Monday, 18 November 2013

HISTORICAL FICTION REVIEW: The Blood of Heaven - Kent Wascom

Release Date: 11/11/13
Publisher:  Atlantic Books

SYNOPSIS:

It is 1861, and Angel Woolsack is a Confederate about to breathe his last, as the Union forces make their inexorable approach. Rejected by his wife, his wealth no longer useful to him, he sets about recording his testament. His story is that of a preacher's son, who flees the hardscrabble life of his itinerant father and falls in with a charismatic highwayman. The novel moves from the bordellos of Natchez to the Mississippi plantations, and finally to the back rooms of New Orleans where would-be revolutionaries are plotting to break away from the young United States. The Blood of Heaven is a remarkable portrait of a young man seizing his place in a violent new world.


REVIEW:

I love a debut book as you’re never sure what you’re going to get, so after hearing from other readers that this was a top notch title, I couldn’t wait for a copy to land so that I could get on with it. It seemed like a cracking concept, the blurb spoke volumes and of course when you set it up with what sounds like a joke (a Preachers son and a Highwayman) takes the reader into Southern America in the world of the 19th Century.

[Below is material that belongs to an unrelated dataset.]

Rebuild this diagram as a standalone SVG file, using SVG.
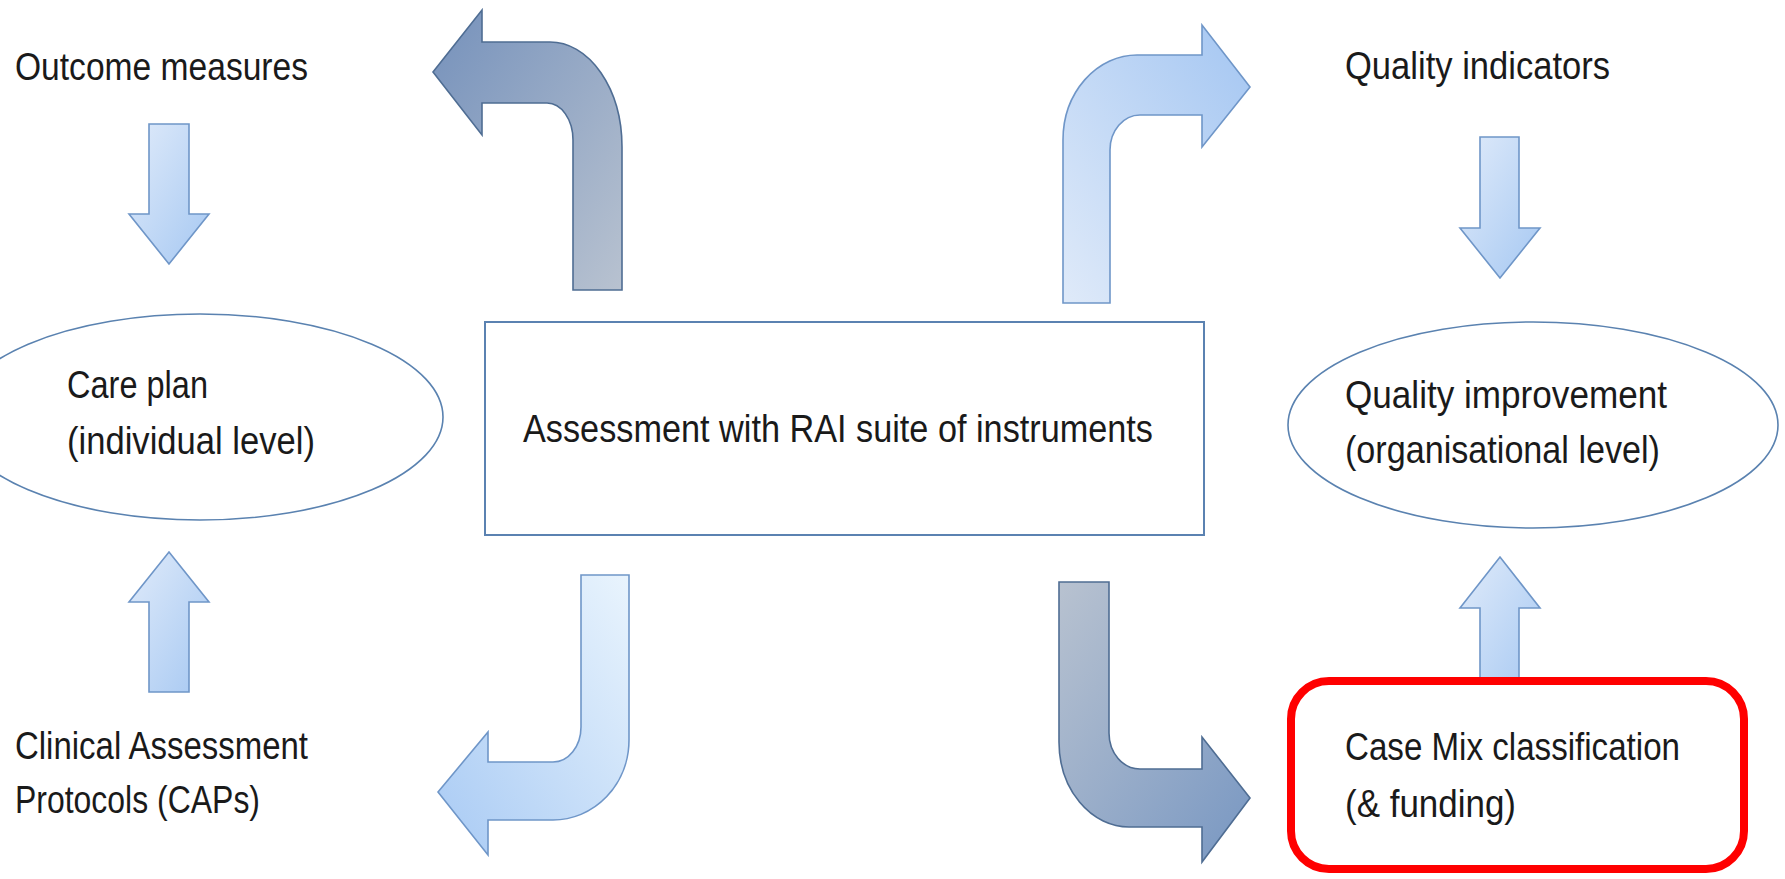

So having done some basic homework, I settled down to be amazed and started reading.

What unfurled within was a story that I had a hell of a time to get through. I hated the characters, I couldn’t associate with them, I disliked the lack of any real description for the landscape and all round felt rather cheated especially when I could see the sheer talent behind the piece with some great prose and some solid turn of phrases. All round, whilst it will appeal to a fair few, I found that this book just wasn’t for me especially when you really don’t care about the characters survival. All round a disappointment for me.